The Art of Data Science in Spark
Apache Spark, or simply “Spark,” is a highly distributed, fault-tolerant, scalable framework that processes massive amounts of data. As it processes data, Spark abstracts the distribution of the data computations via a machine cluster thus enabling you to create applications using Java, Scala, Python, R, and SQL.
Spark has multiple APIs that make life easier for data scientists and analysts when processing and cleaning data:
- The Spark platform allows data analysts to use SQL code to process data.
- MLlib is a scalable machine learning API with several algorithms ready to use to effectively train various models.
- Spark Streaming is an API that makes the build-out of scalable, fault-tolerant streaming applications more streamlined and easier for data scientists. This API library enables you to process data in mini-batches while being able to tune various aspects of the process at each step.
- NOTE on the Sparking Streaming API: recently, the Structured Streaming API was launched. This new API runs on top of the Spark SQL API by making use of the dataframes.
- GraphX is an API that allows for seamless graph analysis and graph-parallel computations.

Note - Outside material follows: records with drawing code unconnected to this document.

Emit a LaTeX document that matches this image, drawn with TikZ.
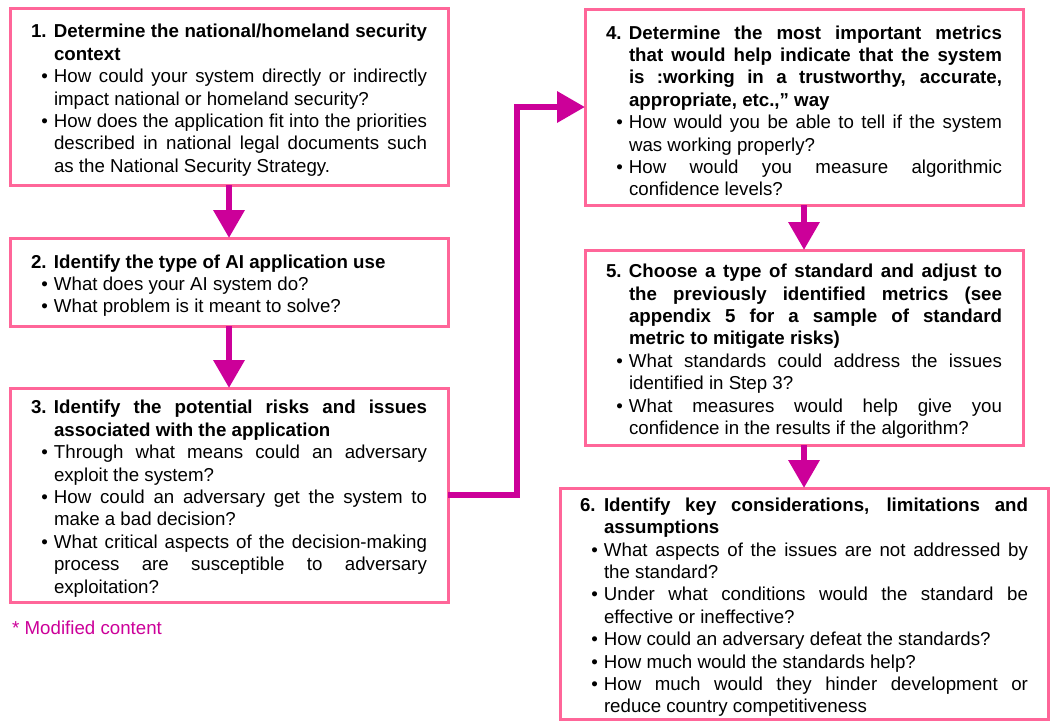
\documentclass[tikz,border=0pt]{standalone}
\usepackage{fontspec}
\setmainfont{Liberation Sans}
\usetikzlibrary{arrows.meta,positioning}

\definecolor{boxpink}{RGB}{255,102,153}
\definecolor{flowpink}{RGB}{204,0,153}

\tolerance=10000
\hbadness=10000
\hyphenpenalty=10000
\exhyphenpenalty=10000

\newlength{\numindent}
\setlength{\numindent}{23pt}
\newlength{\headstrut}
\setlength{\headstrut}{21pt}
\newcommand{\stephead}[2]{\noindent\hangindent=\numindent\hangafter=1
  \rule{0pt}{\headstrut}{\bfseries\makebox[\numindent][l]{#1}#2}\par}
\newcommand{\stepitem}[1]{\noindent\hangindent=\numindent\hangafter=0
  \llap{\textbullet\hspace{6pt}}#1\par}

\begin{document}
\begin{tikzpicture}[x=1pt,y=-1pt,
  stepbox/.style={draw=boxpink,line width=3pt,fill=white,anchor=north west,outer sep=0pt,
    inner xsep=21pt,inner ysep=4pt,text width=396pt,align=justify,
    font=\fontsize{18.7}{22.4}\selectfont},
  flow/.style={draw=flowpink,line width=6.5pt,-{Triangle[width=30pt,length=28pt]}}]
\useasboundingbox (0,0) rectangle (1051,721);

\node[stepbox,minimum height=177pt] (b1) at (10,8) {%
  \stephead{1.}{Determine the national/homeland security\linebreak context}
  \stepitem{How could your system directly or indirectly\linebreak impact national or homeland security?}
  \stepitem{How does the application fit into the priorities\linebreak described in national legal documents such\linebreak as the National Security Strategy.}};

\node[stepbox,minimum height=88pt] (b2) at (10,238) {%
  \stephead{2.}{Identify the type of AI application use}
  \stepitem{What does your AI system do?}
  \stepitem{What problem is it meant to solve?}};

\node[stepbox,minimum height=214pt] (b3) at (10,388) {%
  \stephead{3.}{Identify the potential risks and issues\linebreak associated with the application}
  \stepitem{Through what means could an adversary\linebreak exploit the system?}
  \stepitem{How could an adversary get the system to\linebreak make a bad decision?}
  \stepitem{What critical aspects of the decision-making\linebreak process are susceptible to adversary\linebreak exploitation?}};

\node[stepbox,minimum height=196pt] (b4) at (585,9) {%
  \stephead{4.}{Determine the most important metrics\linebreak that would help indicate that the system\linebreak is :working in a trustworthy, accurate,\linebreak appropriate, etc.,” way}
  \stepitem{How would you be able to tell if the system\linebreak was working properly?}
  \stepitem{How would you measure algorithmic\linebreak confidence levels?}};

\node[stepbox,minimum height=195pt] (b5) at (585,250) {%
  \stephead{5.}{Choose a type of standard and adjust to\linebreak the previously identified metrics (see\linebreak appendix 5 for a sample of standard\linebreak metric to mitigate risks)}
  \stepitem{What standards could address the issues\linebreak identified in Step 3?}
  \stepitem{What measures would help give you\linebreak confidence in the results if the algorithm?}};

\node[stepbox,minimum height=231pt,text width=448pt,inner xsep=20pt,inner ysep=0pt] (b6) at (560,488) {%
  \setlength{\numindent}{24pt}%
  \stephead{6.}{Identify key considerations, limitations and\linebreak assumptions}
  \stepitem{What aspects of the issues are not addressed by\linebreak the standard?}
  \stepitem{Under what conditions would the standard be\linebreak effective or ineffective?}
  \stepitem{How could an adversary defeat the standards?}
  \stepitem{How much would the standards help?}
  \stepitem{How much would they hinder development or\linebreak reduce country competitiveness}};

\node[anchor=base west,inner sep=0pt,text=flowpink,font=\fontsize{18.7}{22.4}\selectfont] (note) at (12,634) {* Modified content};

\draw[flow] (b1.south) -- (b2.north);
\draw[flow] (b2.south) -- (b3.north);
\draw[flow] (b3.east) -- ++(69,0) |- (b4.west);
\draw[flow] (b4.south) -- (b5.north);
\draw[flow] (b5.south) -- (b6.north);
\end{tikzpicture}
\end{document}
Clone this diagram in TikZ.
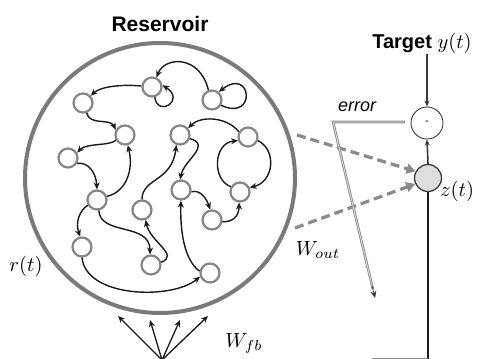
\documentclass[tikz,border=0pt]{standalone}
\usepackage{fontspec}
\usepackage{graphicx}
\newfontfamily\labelsans{Liberation Sans}
\usetikzlibrary{arrows.meta,calc}
\definecolor{resgray}{HTML}{7A7A7A}
\definecolor{unitgray}{HTML}{858585}
\definecolor{linkblack}{HTML}{1A1A1A}
\definecolor{dashgray}{HTML}{8A8A8A}
\definecolor{errgray}{HTML}{8C8C8C}
\definecolor{outdark}{HTML}{3A3A3A}
\newcommand{\bigmath}[1]{{\fontsize{10}{12}\selectfont\scalebox{2.05}{$#1$}}}
\begin{document}
\begin{tikzpicture}[x=1pt,y=-1pt,
  unit/.style={circle, draw=unitgray, line width=2.2pt, fill=white,
               minimum size=19pt, inner sep=0pt},
  link/.style={draw=linkblack, line width=1.4pt,
               -{Stealth[length=7pt,width=6pt]}},
  readout/.style={draw=dashgray, line width=3.2pt, dash pattern=on 9pt off 5pt,
               -{Triangle[length=9pt,width=10pt]}},
  feed/.style={draw=linkblack, line width=1.3pt,
               -{Stealth[length=7pt,width=6pt]}},
  mathlabel/.style={inner sep=0pt},
]
\useasboundingbox (0,0) rectangle (478,358);
\clip (0,0) rectangle (478,358);

% reservoir boundary and title
\draw[resgray, line width=4pt] (160,178) circle[radius=135pt];
\node[font=\labelsans\bfseries\fontsize{21}{23}\selectfont] (title) at (160,24) {Reservoir};

% reservoir units
\node[unit] (A) at (152,87) {};
\node[unit] (B) at (83,103) {};
\node[unit] (C) at (125,135) {};
\node[unit] (D) at (68,158) {};
\node[unit] (E) at (212,100) {};
\node[unit] (F) at (180,135) {};
\node[unit] (G) at (248,137) {};
\node[unit] (H) at (97,200) {};
\node[unit] (I) at (142,210) {};
\node[unit] (J) at (82,247) {};
\node[unit] (K) at (151,265) {};
\node[unit] (L) at (181,190) {};
\node[unit] (M) at (240,192) {};
\node[unit] (N) at (212,220) {};
\node[unit] (O) at (210,273) {};

% recurrent connections
\draw[link] (A) .. controls (120,84) and (100,87) .. (B);
\draw[link] (A.-75) .. controls (158,118) and (186,100) .. (A.10);
\draw[link] (E.110) .. controls (200,55) and (165,56) .. (A.65);
\draw[link] (E.-30) .. controls (257,122) and (252,66) .. (E.50);
\draw[link] (B.-70) .. controls (90,126) and (110,118) .. (C.150);
\draw[link] (C.-150) .. controls (110,146) and (86,143) .. (D.30);
\draw[link] (D.-30) .. controls (88,162) and (96,172) .. (H.90);
\draw[link] (H.20) .. controls (126,192) and (134,170) .. (C.-75);
\draw[link] (H.-150) .. controls (80,210) and (75,222) .. (J.100);
\draw[link] (H.-80) .. controls (100,236) and (150,222) .. (K.95);
\draw[link] (K.15) .. controls (180,255) and (150,242) .. (I.-70);
\draw[link] (I.90) .. controls (142,178) and (172,182) .. (F.-110);
\draw[link] (F.-20) .. controls (212,145) and (184,160) .. (L.95);
\draw[link] (G.150) .. controls (226,116) and (200,116) .. (F.40);
\draw[link] (M.150) .. controls (212,180) and (213,143) .. (G.-160);
\draw[link] (G.-20) .. controls (277,150) and (274,182) .. (M.25);
\draw[link] (L.-10) .. controls (201,189) and (207,200) .. (N.100);
\draw[link] (N.-10) .. controls (233,222) and (239,216) .. (M.-95);
\draw[link] (O.170) .. controls (184,260) and (180,230) .. (L.-90);
\draw[link] (J.-90) .. controls (86,298) and (172,300) .. (O.-160);

% state and weight labels
\node[mathlabel] (rt) at (26,266) {\bigmath{r(t)}};
\node[mathlabel] (wout) at (318,250) {\bigmath{W_{out}}};
\node[mathlabel] (wfb) at (244,343) {\bigmath{W_{fb}}};

% feedback fan into the reservoir
\coordinate (fb) at (162,360);
\coordinate (f1) at (118,316);
\coordinate (f2) at (150,320);
\coordinate (f3) at (180,320);
\coordinate (f4) at (208,316);
\foreach \t in {f1,f2,f3,f4} \draw[feed] (fb) -- (\t);

% output side
\node[font=\labelsans\bfseries\fontsize{20}{22}\selectfont, inner sep=1pt] (tgt) at (422,43)
  {Target \bigmath{y(t)}};
\node[circle, draw=outdark, line width=0.9pt, minimum size=32pt, inner sep=0pt,
      font=\labelsans\fontsize{11}{12}\selectfont] (minus) at (427,123) {-};
\node[circle, draw=outdark, fill=black!13, line width=1.3pt, minimum size=27pt,
      inner sep=0pt] (z) at (428,178) {};
\node[mathlabel, anchor=west] (zt) at (440,191) {\bigmath{z(t)}};

\draw[outdark, line width=1.4pt, -{Stealth[length=6pt,width=5pt]}]
  (minus |- tgt.south) -- (minus.north);
\draw[outdark, line width=1.6pt, -{Stealth[length=6pt,width=5pt]}]
  (z.north) -- (minus.south);
\coordinate (zdown) at (428,358.5);
\coordinate (zback) at (372,358.5);
\draw[linkblack, line width=1.6pt] (z.south) -- (zdown);
\draw[black!45, line width=1.2pt] (zdown) -- (zback);

% readout connections
\coordinate (d1) at (297,135);
\coordinate (d2) at (295,228);
\draw[readout] (d1) -- (z.152);
\draw[readout] (d2) -- (z.-155);

% error signal
\coordinate (estart) at (405,122);
\coordinate (ecorner) at (333,122);
\coordinate (eend) at (375,298);
\draw[errgray, line width=2.6pt, line join=miter]
  (estart) -- (ecorner) -- ($(ecorner)!0.95!(eend)$);
\draw[black!12, line width=0.8pt, line join=miter, shorten <=0.9pt]
  (estart) -- (ecorner) -- ($(ecorner)!0.94!(eend)$);
\draw[outdark, line width=0.6pt, -{Stealth[length=7pt,width=6pt]}]
  ($(ecorner)!0.93!(eend)$) -- (eend);
\node[font=\labelsans\itshape\fontsize{18}{20}\selectfont, inner sep=0pt] (err) at (357,107) {error};
\end{tikzpicture}
\end{document}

Databricks — the company behind Apache Spark — was funded by the creators of the Spark project and have many supporters contributing to their open source endeavors.
As part of a full-day workshop at ODSC East 2018 on the use of data science in Spark, Adam Breindel explained how to start a cluster using Databricks Community Edition and exploring data using Spark SQL. Afterward, he covered the basics and more advanced topics of machine learning using the Spark MLlib library.
To get started using Spark, a team of scientists from Databricks enabled a sandbox environment for you to learn and test your Spark projects and code. You just need to create a community edition account at Databricks.
Once you’re set up with an account, there are feature notebooks that you can explore. If you’re a beginner then you can go through everything in order. If you’re already a bit familiar with Spark then it’s recommended you start with Databricks for Data Scientists.
In order to explore the notebooks or test your own code, you will need to create a cluster. In just a few clicks you can create a cluster with 6GB of memory. Note that the cluster will automatically terminate after 2 hours of idling.
You can import your own notebook file to the Databricks CE in any of these formats: .dbc, .scala, .py, .sql, .r, .ipynb, .html. This is a helpful way to check your code and test it with a sample dataset, or even to run small projects.
The Databricks for Data Scientists notebook also contains a link to a documentation notebook for data engineers that is worth looking into if you want to learn more about data engineering in Spark.
Data Science and Spark
In general, for any data science project, you will start with some exploratory data analysis (EDA). The EDA phase is about exploring the datasets in terms of the problem you are working on. EDA will include univariate and multivariate analysis. If you are working with structured data then SQL is a great option. EDA is usually performed using SQL to query the data and get a basic understanding of the datasets.
Spark provides the Spark SQL library where you can query your data using SQL syntax. This SQL code is transformed to the right scala commands to process your data. However, this abstraction facilitates the analyst job of exploring the data using SQL code, which most analysts are already familiar with performing.
You can upload data to your cluster and use Spark SQL to explore it.
Next, you can use SQL code just by adding %sql at the beginning of the cell in the notebook. This will allow you to write SQL syntax to process your data in Spark.
The Spark notebook provided by Databricks has an easy way to visualize your results from the queries. Once you get your analyses back, you can modify the options to visualize the results — an especially exciting feature designed for exploring categorical data or time series data.
Once you have covered the data exploration part and maybe created some new features in your dataset, you are ready to start training a machine learning models.
Apache Spark MLlib is the library in Spark for machine learning tasks. You have some machine learning algorithms for regression, classification, and clustering problems. You can apply feature engineering for feature extraction, dimensionality reduction, and selection, you can create pipelines and also select the best models with the hyperparameter tuning, and you can also save your trained machine learning models to deploy them later. Scala and Python are also good candidates for use with MLlib if you’re more familiar with those.
Check out the documentation of MLlib in the Apache Spark project website.
If you prefer an electronic version of what I just told you, you can download The Apache Spark Collection from Databricks. It contains all the relevant information for data engineers scientists along with a gentle introduction to Spark.
Practicing data science in Spark is a go. You can start performing EDA using the Spark SQL library, and it’s possible to create derived variables or new features to then train your machine learning models using the Apache Spark MLlib.
Python, R, Java, and Scala are all great options for your machine learning tasks. Pipelines and model tuning can be computed for the models using Spark MLlib. Lastly, all of your data exploration projects can be made into useful visualizations of the notebooks, making it a viable option for reporting.